In the EVM, each storage slot is 32 bytes. Variables smaller than 32 bytes can be packed together in a single slot if they fit. Understanding the storage layout is crucial.

Let us map out the storage slots:

  • Slot 0: locked (bool, 1 byte) - takes up the whole slot since the next variable is uint256
  • Slot 1: ID (uint256, 32 bytes) - fills an entire slot
  • Slot 2: flattening (uint8, 1 byte) + denomination (uint8, 1 byte) + awkwardness (uint16, 2 bytes) - these three get packed together in one slot since they fit within 32 bytes
  • Slot 3: data[0] (bytes32) - each array element gets its own slot
  • Slot 4: data[1] (bytes32)
  • Slot 5: data[2] (bytes32) - this is what we need

So data[2] is stored at slot 5.

Steps to pass:

  • Read storage slot 5 using await web3.eth.getStorageAt(instance, 5) from the Ethernaut console. This gives us the full bytes32 value.
  • The unlock function compares with bytes16(data[2]), which takes the first 16 bytes (32 hex characters after the 0x prefix) of the bytes32 value.
  • Take the first 34 characters of the result (0x + 32 hex chars) to get the bytes16 key.
  • For example, if the storage returns 0xabcdef...1234567890, the bytes16 key would be 0xabcdef... (first 16 bytes).
  • Call unlock with this bytes16 value on Remix or through the console: await contract.unlock("0x...")
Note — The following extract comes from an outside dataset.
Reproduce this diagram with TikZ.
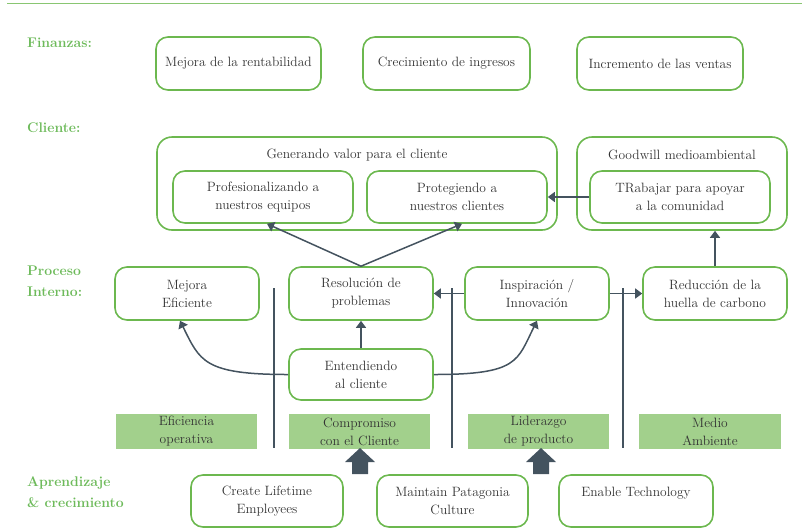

Once again, nothing on the blockchain is truly private. The private keyword is an access modifier for Solidity contracts, not a security mechanism. Understanding EVM storage layout (slot packing, array storage, mapping storage) is essential for both security auditors and developers. Always assume that any data stored on-chain can be read by anyone.